While watching Star Wars: The Force Awakens, I began to see the parallels to Tiny Toon Adventures right away, and I said as much to my moviegoing companion. This film is not a bold new chapter in an ongoing saga. The story was too similar to the 1977 original to be a “new chapter.” The characters weren’t a creative new rogue’s gallery of fresh faces, but fresh faces draped over the personalities of character we previously knew. The more I thought about it, the closer the two became.
Consider: Bugs Bunny was split into a younger male and female couple in Buster and Babs. Luke Skywalker was, in The Force Awakens, effectively split into a male protagonist and a female protagonist in the forms of Finn and Rey. Just as Yosemite Same became Montana Max, Darth Vader became Kylo Ren. Just as Daffy became Plucky, Han Solo became Poe Dameron. Just as the Roadrunner became Little Beeper, R2-D2 became BB-8. And just as Wile E. Coyote became Calamity Coyote, Grand Moff Tarkin became General Hux. I’ll leave it to you to intuit the remaining character analogies.
(The Star Wars prequels are, by this analogy, Space Jam.)
And, just like in Tiny Toon Adventures, the older generation could interact with the newer generation. Hence why Han Solo/Daffy Duck could interact with Finn & Rey/Buster & Babs. The new landscape of The Force Awakens was, then a broadened landscape with larger and more complex interactions than in the previous Star Wars films. Very much the way Acme Acres brought a new geography to the world of the Looney Tunes. We now had a greater sense of spacial continuity.
There are other analogies as well. Rey, for instance, is being hailed as a feminist icon for her heroism and her place at the center of the new Star Wars story arc. Babs Bunny, meanwhile, remains a terrific role model for young girls, as she is talented, forthright, funny, and an unabashed spaz. Both of these new female versions of previously male characters have emerged as the stars of their universes; yes, Babs was more or less the star of the show. Buster was more the cool emcee.

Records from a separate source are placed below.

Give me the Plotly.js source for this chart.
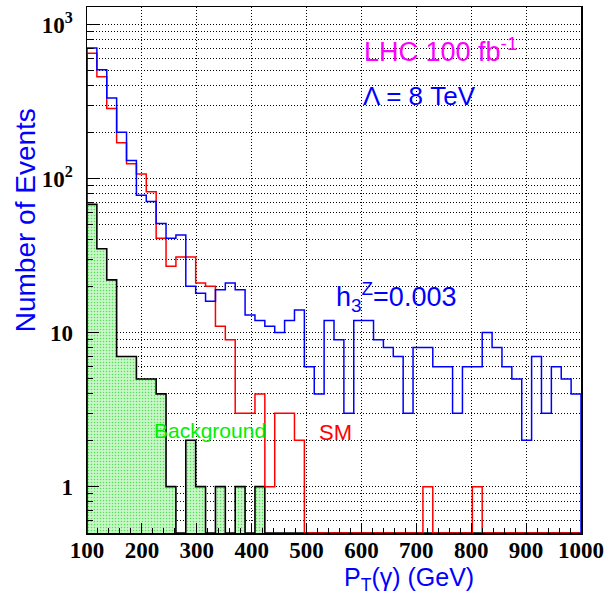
<!DOCTYPE html>
<html><head><meta charset="utf-8">
<script src="https://cdn.plot.ly/plotly-3.0.1.min.js"></script>
<style>html,body{margin:0;padding:0;background:#fff}</style>
</head><body><div id="chart" style="width:605px;height:597px"></div>
<script>
// Histogram definition: 50 bins of 18 GeV from 100 to 1000 GeV
const binLow = 100, binWidth = 18, nBins = 50;

// Signal, h3Z = 0.003 (blue)
const signal = [703, 508, 334, 200, 131, 78, 71, 51, 41, 43,
                20, 18, 16, 19, 21, 19, 13, 12, 11, 10,
                12, 14, 6, 4, 12, 9, 3, 12, 12, 9,
                8, 7, 3, 8, 8, 6, 6, 3, 6, 6,
                10, 8, 6, 5, 2, 7, 3, 6, 5, 4];
// Standard Model (red)
const sm = [652, 459, 285, 171, 125, 107, 82, 41, 27, 31,
            31, 21, 20, 11, 9, 3, 3, 4, 1, 3,
            3, 2, 0, 0, 0, 0, 0, 0, 0, 0,
            0, 0, 0, 0, 1, 0, 0, 0, 0, 1,
            0, 0, 0, 0, 0, 0, 0, 0, 0, 0];
// Background (black outline, green fill)
const background = [68, 35, 22, 7, 7, 5, 5, 4, 1, 0,
                    2, 1, 0, 1, 0, 1, 0, 1, 0, 0,
                    0, 0, 0, 0, 0, 0, 0, 0, 0, 0,
                    0, 0, 0, 0, 0, 0, 0, 0, 0, 0,
                    0, 0, 0, 0, 0, 0, 0, 0, 0, 0];

const xTickVals = [100, 200, 300, 400, 500, 600, 700, 800, 900, 1000];
const yTickVals = [1, 10, 100, 1000];
const yTickText = ['1', '10', '10<sup>2</sup>', '10<sup>3</sup>'];

const yMin = 0.5, yMax = 1300;
const edges = Array.from({length: nBins + 1}, (_, i) => binLow + i * binWidth);
const centers = edges.slice(0, -1).map(e => e + binWidth / 2);

function stepTrace(vals, color, width) {
  const x = [edges[0]], y = [yMin];
  vals.forEach((v, i) => { x.push(edges[i]); y.push(v > 0 ? v : yMin); });
  const last = vals[nBins - 1] > 0 ? vals[nBins - 1] : yMin;
  x.push(edges[nBins]); y.push(last);
  x.push(edges[nBins]); y.push(yMin);
  return {type: 'scatter', mode: 'lines', x: x, y: y,
          line: {shape: 'hv', color: color, width: width}, hoverinfo: 'skip'};
}

const minorY = [];
[0.1, 1, 10, 100].forEach(d => { for (let k = 2; k <= 9; k++) { const v = k * d; if (v >= yMin && v <= yMax) minorY.push(v); } });

const traces = [
  {type: 'bar', x: centers, y: background, width: binWidth,
   marker: {color: '#b6f2b6', line: {width: 0},
            pattern: {shape: '.', fgcolor: '#52e052', bgcolor: '#c8f7c8', size: 3, solidity: 0.2}},
   hoverinfo: 'skip'},
  stepTrace(background, '#000000', 1.6),
  stepTrace(sm, '#ff0000', 1.5),
  stepTrace(signal, '#0000ff', 1.5)
];

const gridDash = '1px,2px';
const layout = {
  width: 605, height: 597,
  margin: {l: 87, r: 24, t: 7, b: 64},
  paper_bgcolor: '#ffffff', plot_bgcolor: '#ffffff',
  showlegend: false, bargap: 0,
  xaxis: {
    range: [100, 1000], tickmode: 'array', tickvals: xTickVals,
    ticks: 'inside', ticklen: 10, tickwidth: 1, tickcolor: '#000',
    showgrid: true, gridcolor: '#000', griddash: gridDash, gridwidth: 1,
    showline: true, linecolor: '#000', linewidth: 1.5, mirror: true,
    zeroline: false, ticklabelstandoff: -4,
    tickfont: {family: 'Liberation Serif', size: 23, color: '#000', weight: 'bold'},
    minor: {tickmode: 'linear', tick0: 100, dtick: 20, ticks: 'inside', ticklen: 5, tickcolor: '#000', showgrid: false}
  },
  yaxis: {
    type: 'log', range: [Math.log10(yMin), Math.log10(yMax)],
    tickmode: 'array', tickvals: yTickVals, ticktext: yTickText,
    ticks: 'inside', ticklen: 12, tickwidth: 1, tickcolor: '#000',
    showgrid: true, gridcolor: '#000', griddash: gridDash, gridwidth: 1,
    showline: true, linecolor: '#000', linewidth: 1.5, mirror: true,
    zeroline: false, ticklabelstandoff: 8,
    tickfont: {family: 'Liberation Serif', size: 23, color: '#000', weight: 'bold'},
    minor: {tickmode: 'array', tickvals: minorY, ticks: 'inside', ticklen: 6, tickcolor: '#000',
            showgrid: true, gridcolor: '#000', griddash: gridDash, gridwidth: 1}
  },
  annotations: [
    {xref: 'paper', yref: 'paper', x: 0.557, y: 0.918, xanchor: 'left', yanchor: 'middle', showarrow: false,
     text: 'LHC 100 fb<sup>-1</sup>', font: {family: 'Liberation Sans', size: 27, color: '#ff00ff'}},
    {xref: 'paper', yref: 'paper', x: 0.555, y: 0.830, xanchor: 'left', yanchor: 'middle', showarrow: false,
     text: 'Λ = 8 TeV', font: {family: 'Liberation Sans', size: 26, color: '#0000ff'}},
    {xref: 'paper', yref: 'paper', x: 0.500, y: 0.449, xanchor: 'left', yanchor: 'middle', showarrow: false,
     text: 'h<sub>3</sub><sup>Z</sup>=0.003', font: {family: 'Liberation Sans', size: 27, color: '#0000ff'}},
    {xref: 'paper', yref: 'paper', x: 0.132, y: 0.194, xanchor: 'left', yanchor: 'middle', showarrow: false,
     text: 'Background', font: {family: 'Liberation Sans', size: 21, color: '#00ee00'}},
    {xref: 'paper', yref: 'paper', x: 0.466, y: 0.192, xanchor: 'left', yanchor: 'middle', showarrow: false,
     text: 'SM', font: {family: 'Liberation Sans', size: 22, color: '#ff0000'}},
    {xref: 'paper', yref: 'paper', x: 0.516, y: -0.088, xanchor: 'left', yanchor: 'middle', showarrow: false,
     text: 'P<sub>T</sub>(γ) (GeV)', font: {family: 'Liberation Sans', size: 25, color: '#0000ff'}},
    {xref: 'paper', yref: 'paper', x: -0.125, y: 0.595, xanchor: 'center', yanchor: 'middle', showarrow: false,
     textangle: -90, text: 'Number of Events', font: {family: 'Liberation Sans', size: 28, color: '#0000ff'}}
  ]
};

Plotly.newPlot('chart', traces, layout, {displayModeBar: false, staticPlot: true});
</script>
</body></html>
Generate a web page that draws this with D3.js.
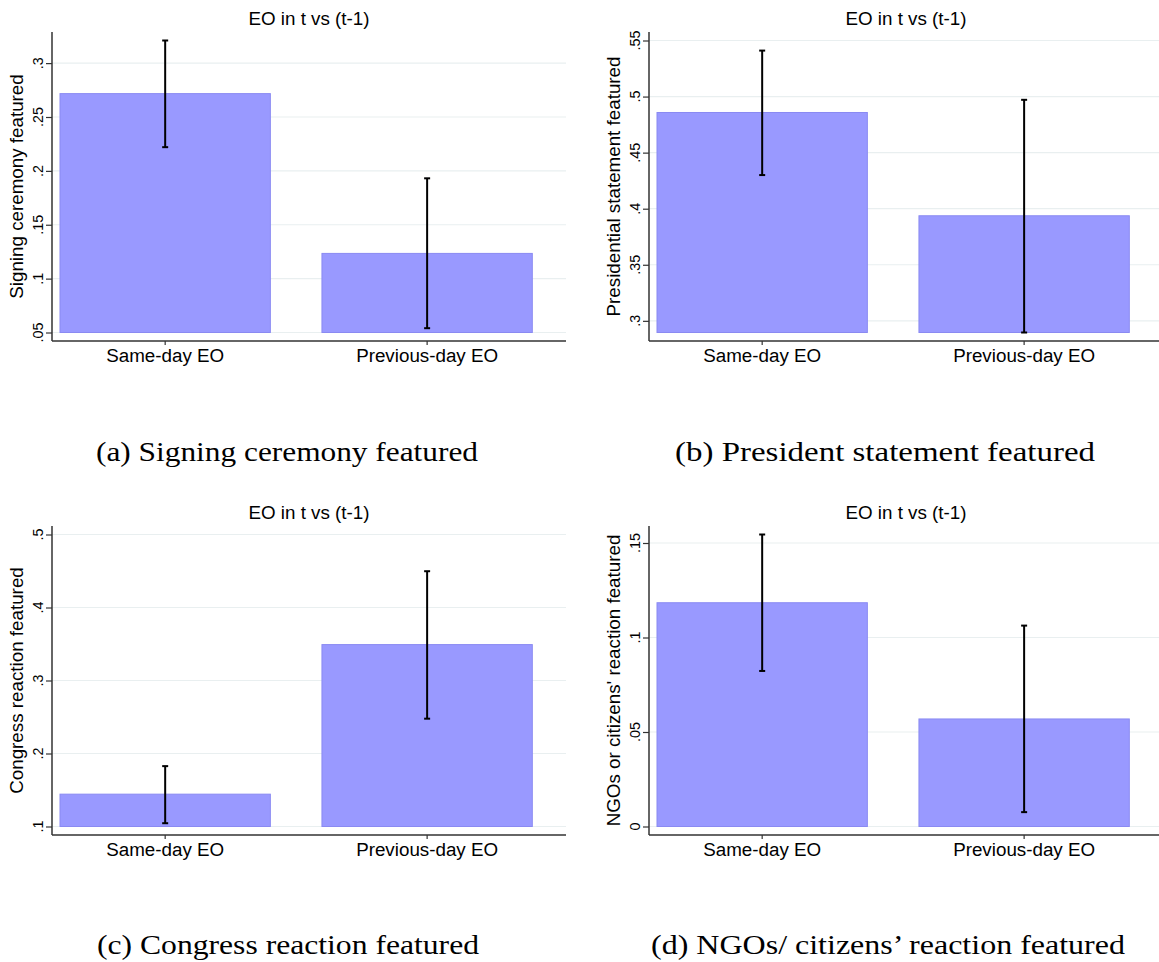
<!DOCTYPE html>
<html>
<head>
<meta charset="utf-8">
<script src="https://cdn.jsdelivr.net/npm/d3@7"></script>
<style>
  html, body { margin: 0; padding: 0; background: #ffffff; }
  svg { display: block; }
</style>
</head>
<body>
<svg id="chart" width="1159" height="962"></svg>
<script>
// ---------- data ----------
const categories = ["Same-day EO", "Previous-day EO"];
const panelTitle = "EO in t vs (t-1)";

const yTitles = [
  "Signing ceremony featured",
  "Presidential statement featured",
  "Congress reaction featured",
  "NGOs or citizens' reaction featured"
];
const captions = [
  "(a) Signing ceremony featured",
  "(b) President statement featured",
  "(c) Congress reaction featured",
  "(d) NGOs/ citizens\u2019 reaction featured"
];

const meanA = [0.2717, 0.1234];
const lowA  = [0.222, 0.054];
const highA = [0.321, 0.1931];

const meanB = [0.4858, 0.3937];
const lowB  = [0.430, 0.2896];
const highB = [0.541, 0.4971];

const meanC = [0.1443, 0.3492];
const lowC  = [0.1045, 0.2477];
const highC = [0.1827, 0.4497];

const meanD = [0.1184, 0.0569];
const lowD  = [0.0823, 0.0076];
const highD = [0.1545, 0.1063];

const ticksA = [0.05, 0.1, 0.15, 0.2, 0.25, 0.3];
const tickLabelsA = [".05", ".1", ".15", ".2", ".25", ".3"];
const ticksB = [0.3, 0.35, 0.4, 0.45, 0.5, 0.55];
const tickLabelsB = [".3", ".35", ".4", ".45", ".5", ".55"];
const ticksC = [0.1, 0.2, 0.3, 0.4, 0.5];
const tickLabelsC = [".1", ".2", ".3", ".4", ".5"];
const ticksD = [0, 0.05, 0.1, 0.15];
const tickLabelsD = ["0", ".05", ".1", ".15"];

const panels = [
  { mean: meanA, low: lowA, high: highA, ticks: ticksA, labels: tickLabelsA, ytitle: yTitles[0], caption: captions[0], col: 0, row: 0 },
  { mean: meanB, low: lowB, high: highB, ticks: ticksB, labels: tickLabelsB, ytitle: yTitles[1], caption: captions[1], col: 1, row: 0 },
  { mean: meanC, low: lowC, high: highC, ticks: ticksC, labels: tickLabelsC, ytitle: yTitles[2], caption: captions[2], col: 0, row: 1 },
  { mean: meanD, low: lowD, high: highD, ticks: ticksD, labels: tickLabelsD, ytitle: yTitles[3], caption: captions[3], col: 1, row: 1 }
];

// ---------- layout ----------
const colAxisX = [52, 649];
const rowOffset = [0, 494];
const plotWidth = 514;
const innerTop = 40.5, innerBottom = 332.5;
const axisTop = 32, axisBottom = 341;
const captionCenter = [[287, 885], [288, 888]];
const captionBaseline = [461, 954];
const captionWidth = [[382, 420], [382, 474]];

const sans = "'Liberation Sans', Arial, Helvetica, sans-serif";
const serif = "'Liberation Serif', 'Times New Roman', serif";
const barFill = "#9999ff";
const barStroke = "#8a8af2";
const gridColor = "#e9eff0";
const axisColor = "#333333";

const svg = d3.select("#chart");

panels.forEach(p => {
  const ax = colAxisX[p.col];
  const oy = rowOffset[p.row];
  const right = ax + plotWidth;
  const g = svg.append("g").attr("transform", `translate(0,${oy})`);

  const lo = Math.min(d3.min(p.low), d3.min(p.ticks));
  const hi = Math.max(d3.max(p.high), d3.max(p.ticks));
  const y = d3.scaleLinear().domain([lo, hi]).range([innerBottom, innerTop]);
  const x = d3.scaleBand().domain(categories)
    .range([ax + 8, ax + 480.3]).paddingInner(0.197).paddingOuter(0);

  // gridlines
  g.append("g").selectAll("line").data(p.ticks).join("line")
    .attr("x1", ax).attr("x2", Math.min(right, 1159))
    .attr("y1", d => y(d)).attr("y2", d => y(d))
    .attr("stroke", gridColor).attr("stroke-width", 1.2);

  // bars
  const rows = categories.map((c, i) => ({ c, m: p.mean[i], l: p.low[i], h: p.high[i] }));
  g.append("g").selectAll("rect").data(rows).join("rect")
    .attr("x", d => x(d.c))
    .attr("width", x.bandwidth())
    .attr("y", d => y(d.m))
    .attr("height", d => y(lo) - y(d.m))
    .attr("fill", barFill)
    .attr("stroke", barStroke)
    .attr("stroke-width", 1);

  // error bars
  const eg = g.append("g").attr("stroke", "#000").attr("stroke-width", 2).attr("fill", "none");
  rows.forEach(d => {
    const cx = x(d.c) + x.bandwidth() / 2;
    eg.append("line").attr("x1", cx).attr("x2", cx).attr("y1", y(d.h)).attr("y2", y(d.l));
    eg.append("line").attr("x1", cx - 3).attr("x2", cx + 3).attr("y1", y(d.h)).attr("y2", y(d.h));
    eg.append("line").attr("x1", cx - 3).attr("x2", cx + 3).attr("y1", y(d.l)).attr("y2", y(d.l));
  });

  // y axis
  const yAxis = d3.axisLeft(y).tickValues(p.ticks).tickSize(6).tickFormat("");
  const ya = g.append("g").attr("transform", `translate(${ax},0)`).call(yAxis);
  ya.select(".domain").remove();
  ya.selectAll(".tick line").attr("stroke", axisColor).attr("stroke-width", 1.2);
  g.append("line").attr("x1", ax).attr("x2", ax).attr("y1", axisTop).attr("y2", axisBottom)
    .attr("stroke", axisColor).attr("stroke-width", 1.5);

  g.append("g").selectAll("text").data(p.ticks).join("text")
    .attr("transform", (d) => `translate(${ax - 9.5},${y(d)}) rotate(-90)`)
    .attr("text-anchor", "middle")
    .attr("font-family", sans).attr("font-size", 14.4).attr("fill", "#000")
    .text((d, i) => p.labels[i]);

  // x axis
  const xAxis = d3.axisBottom(x).tickSize(4).tickSizeOuter(0);
  const xa = g.append("g").attr("transform", `translate(0,${axisBottom})`).call(xAxis);
  xa.select(".domain").remove();
  xa.selectAll(".tick line").attr("stroke", axisColor).attr("stroke-width", 1.2);
  xa.selectAll(".tick text").attr("font-family", sans).attr("font-size", 18.8)
    .attr("fill", "#000").attr("y", 8).attr("dy", "0.71em");
  g.append("line").attr("x1", ax).attr("x2", Math.min(right, 1159)).attr("y1", axisBottom).attr("y2", axisBottom)
    .attr("stroke", axisColor).attr("stroke-width", 1.5);

  // panel title
  g.append("text").attr("x", ax + 257).attr("y", 25)
    .attr("text-anchor", "middle").attr("font-family", sans).attr("font-size", 18.8)
    .attr("fill", "#000").text(panelTitle);

  // y title
  g.append("text")
    .attr("transform", `translate(${ax - 29.5},${(innerTop + innerBottom) / 2}) rotate(-90)`)
    .attr("text-anchor", "middle").attr("font-family", sans).attr("font-size", 18.8)
    .attr("fill", "#000").text(p.ytitle);

  // caption
  svg.append("text")
    .attr("x", captionCenter[p.row][p.col] - captionWidth[p.row][p.col] / 2)
    .attr("y", captionBaseline[p.row])
    .attr("textLength", captionWidth[p.row][p.col])
    .attr("lengthAdjust", "spacingAndGlyphs")
    .attr("font-family", serif).attr("font-size", 28)
    .attr("fill", "#000").text(p.caption);
});
</script>
</body>
</html>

Even the very story of The Force Awakens has been given the Tiny Toons treatment; indeed, this is the most persistent criticism of the new film. The story is, directly and beat-for-beat, a retelling of the 1977 original, right down to the big reveals and the unexpected relationships between the characters. In a way, the story of Star Wars has become a character unto itself in the pop consciousness. But now, with The Force Awakens, the story is bigger, brighter, faster, slicker. The ships are zippier, the explosions bigger and more frequent, and the Death Star even more death-y. It’s a hip, 2015 update of a known 1977 figure.
(To briefly addressing the popular criticism I will say this: in a world supposedly marked by imagination and expansive childhood adventure, it’s a pity that we have to tell the same story over and over. But at least it’s an enjoyable story.)
Tiny Toon Adventures is, I feel, something of a revolutionary show, and the characters are rich, fun, relatable, and very real. It changed the way we think about updating old properties for a new generation. It’s so influential, in fact, that 25 years after its inception, Star Wars copied its approach. The Force Awakens is a pretty good flick. But Tiny Toon Adventures was here first.